First we will install Khipu and demonstrate stand alone usage before working with the pipeline or applying this software to isotope labelled data. 

In [None]:
!pip3 install --upgrade khipu-metabolomics

In [None]:
from khipu.extended import *

In [None]:
for x in (adduct_search_patterns, isotope_search_patterns, extended_adducts):
    print(x, '\n')

In [None]:
# 12C data

peaklist_12C = read_features_from_text(open("../Datasets/ecoli_pos.tsv").read(), id_col=0, mz_col=1, rtime_col=2, intensity_cols=(3, 6), delimiter="\t")

In [None]:
# filter low intensity peaks

peaklist_12C = [p for p in peaklist_12C if p['representative_intensity'] > 1]
print(len(peaklist_12C))

In [None]:
# 13C data

peaklist_13C = read_features_from_text(open("../Datasets/ecoli_pos.tsv").read(), id_col=0, mz_col=1, rtime_col=2, intensity_cols=(6, 9), delimiter="\t")

In [None]:
# filter low intensity peaks

peaklist_13C = [p for p in peaklist_13C if p['representative_intensity'] > 1]
print(len(peaklist_13C))

In [None]:
# lets perform pre-annotation

subnetworks, peak_dict, edge_dict = peaks_to_networks(peaklist_12C,
                    isotope_search_patterns,
                    adduct_search_patterns,
                    mz_tolerance_ppm=5,
                    rt_tolerance=2)

WV = Weavor(peak_dict, isotope_search_patterns=isotope_search_patterns, 
                adduct_search_patterns=adduct_search_patterns, 
                mz_tolerance_ppm=5, 
                mode='pos')

khipu_list = graphs_to_khipu_list(
        subnetworks, WV, mz_tolerance_ppm=5,)

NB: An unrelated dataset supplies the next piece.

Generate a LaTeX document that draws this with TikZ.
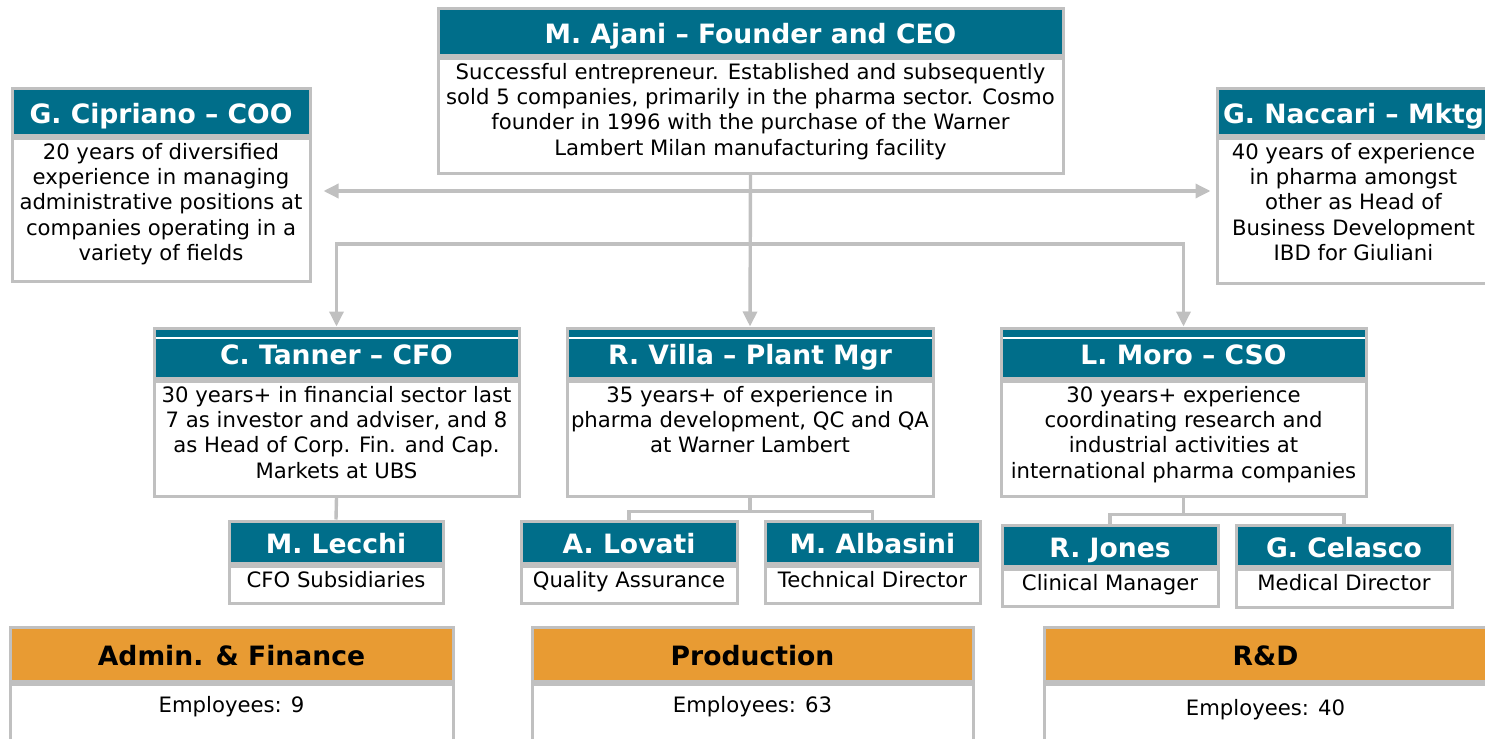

print(len(subnetworks), len(khipu_list))

list_assigned_peaks = []
for KP in khipu_list:
    list_assigned_peaks += list(KP.feature_map.keys())
    
print(len(list_assigned_peaks))



In [None]:
print(json.dumps(peak_dict, indent=4))

In [None]:
from khipu.extended import *


ext_khipu_list, all_assigned_peaks = extend_khipu_list(khipu_list, [x for x in peak_dict.values()], extended_adducts, mz_tolerance_ppm=5, rt_tolerance=2)

print(len(ext_khipu_list), len(all_assigned_peaks))